#### SUPPLIED DATA ####

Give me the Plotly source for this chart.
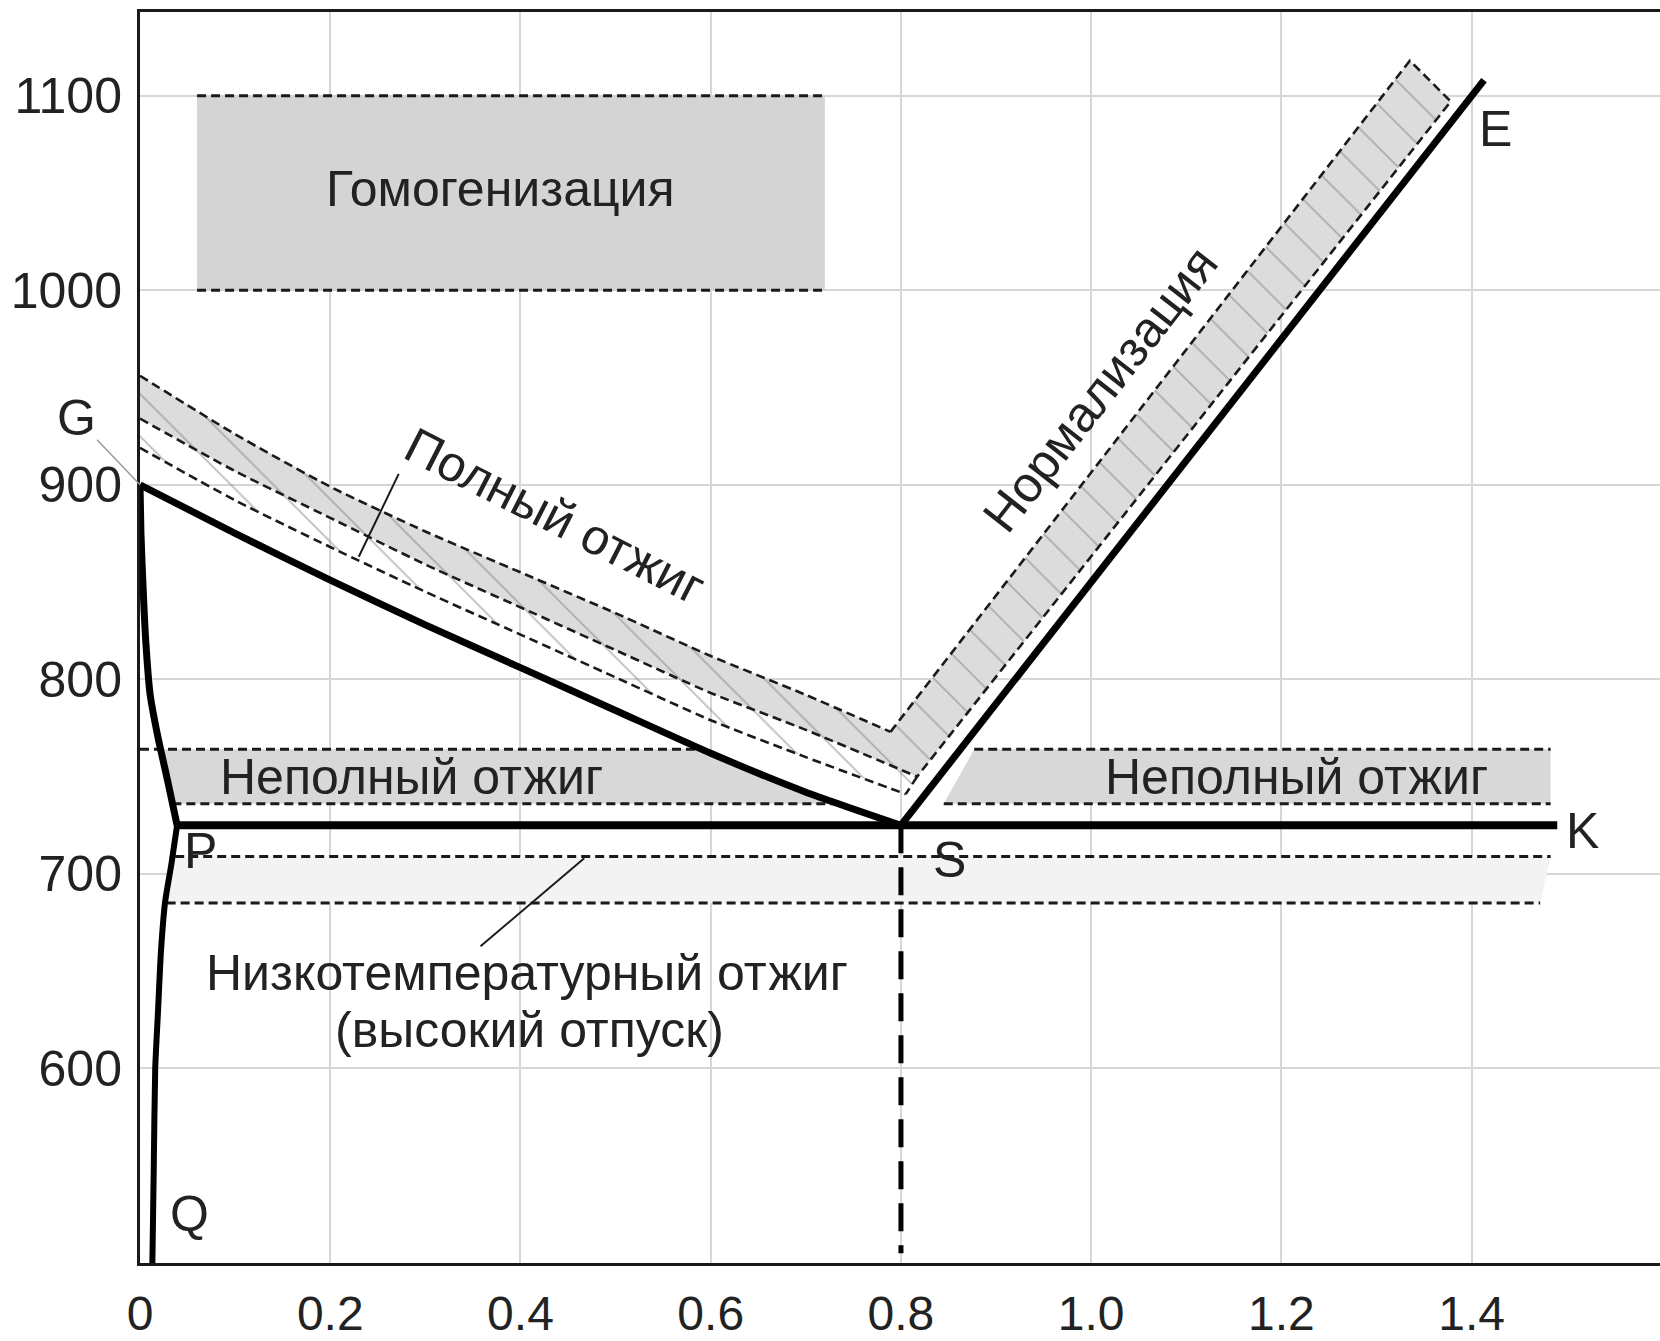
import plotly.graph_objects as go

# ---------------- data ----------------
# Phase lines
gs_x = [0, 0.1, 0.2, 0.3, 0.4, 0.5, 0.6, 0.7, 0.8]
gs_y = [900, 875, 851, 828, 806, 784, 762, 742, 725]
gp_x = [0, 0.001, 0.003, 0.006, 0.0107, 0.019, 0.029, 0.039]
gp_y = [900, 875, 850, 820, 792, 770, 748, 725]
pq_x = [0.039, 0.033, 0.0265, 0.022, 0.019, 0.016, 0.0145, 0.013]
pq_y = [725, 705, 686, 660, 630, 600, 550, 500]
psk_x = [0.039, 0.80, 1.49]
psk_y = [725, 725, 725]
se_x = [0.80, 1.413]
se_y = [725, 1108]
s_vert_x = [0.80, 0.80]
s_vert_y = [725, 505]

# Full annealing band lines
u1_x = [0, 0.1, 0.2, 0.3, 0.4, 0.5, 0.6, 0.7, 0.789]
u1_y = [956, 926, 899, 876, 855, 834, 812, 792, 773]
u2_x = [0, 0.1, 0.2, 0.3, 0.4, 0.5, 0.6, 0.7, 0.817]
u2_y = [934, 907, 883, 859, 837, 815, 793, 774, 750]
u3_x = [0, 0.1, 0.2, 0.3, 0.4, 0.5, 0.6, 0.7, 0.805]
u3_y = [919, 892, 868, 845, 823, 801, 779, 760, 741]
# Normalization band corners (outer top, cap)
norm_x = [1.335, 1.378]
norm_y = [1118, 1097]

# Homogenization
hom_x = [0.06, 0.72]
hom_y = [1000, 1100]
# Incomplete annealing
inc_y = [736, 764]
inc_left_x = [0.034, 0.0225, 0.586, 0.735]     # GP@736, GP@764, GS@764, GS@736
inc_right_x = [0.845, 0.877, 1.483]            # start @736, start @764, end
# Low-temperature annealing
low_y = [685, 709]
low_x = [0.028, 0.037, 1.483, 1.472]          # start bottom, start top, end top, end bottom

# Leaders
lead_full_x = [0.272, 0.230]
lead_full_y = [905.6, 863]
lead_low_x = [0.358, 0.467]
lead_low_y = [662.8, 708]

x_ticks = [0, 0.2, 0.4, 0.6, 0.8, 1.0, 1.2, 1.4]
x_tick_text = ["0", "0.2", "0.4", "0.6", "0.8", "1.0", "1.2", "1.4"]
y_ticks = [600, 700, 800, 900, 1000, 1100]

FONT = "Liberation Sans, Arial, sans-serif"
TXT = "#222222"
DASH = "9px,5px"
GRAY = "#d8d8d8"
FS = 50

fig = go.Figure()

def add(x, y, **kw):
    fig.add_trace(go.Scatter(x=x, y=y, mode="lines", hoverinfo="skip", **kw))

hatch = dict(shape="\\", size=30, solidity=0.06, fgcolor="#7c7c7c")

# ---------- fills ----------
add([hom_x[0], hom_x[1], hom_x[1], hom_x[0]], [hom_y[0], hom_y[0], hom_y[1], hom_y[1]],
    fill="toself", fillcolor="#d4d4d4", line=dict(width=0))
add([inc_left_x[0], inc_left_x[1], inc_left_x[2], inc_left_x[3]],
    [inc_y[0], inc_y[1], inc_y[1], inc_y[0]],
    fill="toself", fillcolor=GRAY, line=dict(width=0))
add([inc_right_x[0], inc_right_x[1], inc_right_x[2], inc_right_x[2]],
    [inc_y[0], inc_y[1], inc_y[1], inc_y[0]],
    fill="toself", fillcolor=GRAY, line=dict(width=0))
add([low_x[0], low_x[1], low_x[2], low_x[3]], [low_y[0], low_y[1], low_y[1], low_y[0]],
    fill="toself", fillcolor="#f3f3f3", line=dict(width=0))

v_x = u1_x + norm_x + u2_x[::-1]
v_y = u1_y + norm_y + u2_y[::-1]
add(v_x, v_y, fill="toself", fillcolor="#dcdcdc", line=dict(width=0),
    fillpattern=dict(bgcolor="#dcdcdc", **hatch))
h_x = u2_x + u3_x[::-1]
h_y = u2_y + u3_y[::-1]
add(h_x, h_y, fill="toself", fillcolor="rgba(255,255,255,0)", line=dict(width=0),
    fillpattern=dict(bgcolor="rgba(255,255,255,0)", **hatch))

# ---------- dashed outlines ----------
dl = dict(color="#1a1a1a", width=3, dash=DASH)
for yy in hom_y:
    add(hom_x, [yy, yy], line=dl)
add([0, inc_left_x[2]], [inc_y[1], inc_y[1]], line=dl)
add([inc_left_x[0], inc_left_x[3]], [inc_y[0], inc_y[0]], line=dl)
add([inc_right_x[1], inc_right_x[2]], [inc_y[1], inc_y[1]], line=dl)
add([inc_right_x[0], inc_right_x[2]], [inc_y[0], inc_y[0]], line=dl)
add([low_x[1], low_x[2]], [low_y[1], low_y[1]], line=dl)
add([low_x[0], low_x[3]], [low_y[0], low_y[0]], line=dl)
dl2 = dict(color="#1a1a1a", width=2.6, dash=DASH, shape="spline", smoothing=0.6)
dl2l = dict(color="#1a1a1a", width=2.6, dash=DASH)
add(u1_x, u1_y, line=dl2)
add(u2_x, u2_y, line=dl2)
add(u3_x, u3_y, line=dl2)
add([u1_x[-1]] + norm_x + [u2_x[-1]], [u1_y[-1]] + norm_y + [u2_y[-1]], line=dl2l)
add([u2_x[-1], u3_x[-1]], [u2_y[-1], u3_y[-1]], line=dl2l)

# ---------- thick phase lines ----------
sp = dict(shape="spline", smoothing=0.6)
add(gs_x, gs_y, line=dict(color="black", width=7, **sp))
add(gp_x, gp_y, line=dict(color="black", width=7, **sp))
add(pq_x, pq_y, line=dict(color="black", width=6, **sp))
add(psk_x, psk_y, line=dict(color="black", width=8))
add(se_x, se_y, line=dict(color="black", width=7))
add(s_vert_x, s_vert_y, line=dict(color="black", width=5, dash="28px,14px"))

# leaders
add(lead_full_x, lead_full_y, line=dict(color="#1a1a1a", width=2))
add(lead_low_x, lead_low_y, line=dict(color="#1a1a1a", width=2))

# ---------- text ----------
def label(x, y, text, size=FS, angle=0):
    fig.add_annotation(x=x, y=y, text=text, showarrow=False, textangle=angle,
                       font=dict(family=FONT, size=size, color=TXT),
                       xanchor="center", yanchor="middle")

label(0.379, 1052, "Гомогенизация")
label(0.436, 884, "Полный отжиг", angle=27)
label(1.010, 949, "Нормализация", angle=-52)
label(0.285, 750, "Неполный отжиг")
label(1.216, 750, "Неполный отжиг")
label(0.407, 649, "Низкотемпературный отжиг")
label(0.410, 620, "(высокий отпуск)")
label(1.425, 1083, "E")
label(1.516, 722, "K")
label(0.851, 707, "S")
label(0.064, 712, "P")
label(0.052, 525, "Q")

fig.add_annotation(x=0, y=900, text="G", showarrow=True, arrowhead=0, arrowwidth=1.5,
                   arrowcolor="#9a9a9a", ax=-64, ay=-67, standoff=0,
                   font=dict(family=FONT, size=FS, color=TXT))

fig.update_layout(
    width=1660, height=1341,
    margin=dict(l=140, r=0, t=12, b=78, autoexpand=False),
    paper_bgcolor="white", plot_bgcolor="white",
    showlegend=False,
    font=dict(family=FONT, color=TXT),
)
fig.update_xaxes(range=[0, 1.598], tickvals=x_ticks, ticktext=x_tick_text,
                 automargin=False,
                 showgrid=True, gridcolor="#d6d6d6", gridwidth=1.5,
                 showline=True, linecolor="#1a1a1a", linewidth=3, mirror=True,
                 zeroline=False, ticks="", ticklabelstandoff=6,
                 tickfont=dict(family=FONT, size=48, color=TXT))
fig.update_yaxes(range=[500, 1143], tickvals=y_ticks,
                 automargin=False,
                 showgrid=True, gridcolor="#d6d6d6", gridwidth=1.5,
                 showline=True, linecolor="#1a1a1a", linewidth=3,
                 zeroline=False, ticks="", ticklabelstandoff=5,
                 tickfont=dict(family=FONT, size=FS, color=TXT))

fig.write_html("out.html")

####

The lines from the start of the data through the line that contains "norm_y = [1118, 1097]" are to be returned exactly, please, with both ends included and every picture left out.

Give me the Plotly source for this chart.
import plotly.graph_objects as go

# ---------------- data ----------------
# Phase lines
gs_x = [0, 0.1, 0.2, 0.3, 0.4, 0.5, 0.6, 0.7, 0.8]
gs_y = [900, 875, 851, 828, 806, 784, 762, 742, 725]
gp_x = [0, 0.001, 0.003, 0.006, 0.0107, 0.019, 0.029, 0.039]
gp_y = [900, 875, 850, 820, 792, 770, 748, 725]
pq_x = [0.039, 0.033, 0.0265, 0.022, 0.019, 0.016, 0.0145, 0.013]
pq_y = [725, 705, 686, 660, 630, 600, 550, 500]
psk_x = [0.039, 0.80, 1.49]
psk_y = [725, 725, 725]
se_x = [0.80, 1.413]
se_y = [725, 1108]
s_vert_x = [0.80, 0.80]
s_vert_y = [725, 505]

# Full annealing band lines
u1_x = [0, 0.1, 0.2, 0.3, 0.4, 0.5, 0.6, 0.7, 0.789]
u1_y = [956, 926, 899, 876, 855, 834, 812, 792, 773]
u2_x = [0, 0.1, 0.2, 0.3, 0.4, 0.5, 0.6, 0.7, 0.817]
u2_y = [934, 907, 883, 859, 837, 815, 793, 774, 750]
u3_x = [0, 0.1, 0.2, 0.3, 0.4, 0.5, 0.6, 0.7, 0.805]
u3_y = [919, 892, 868, 845, 823, 801, 779, 760, 741]
# Normalization band corners (outer top, cap)
norm_x = [1.335, 1.378]
norm_y = [1118, 1097]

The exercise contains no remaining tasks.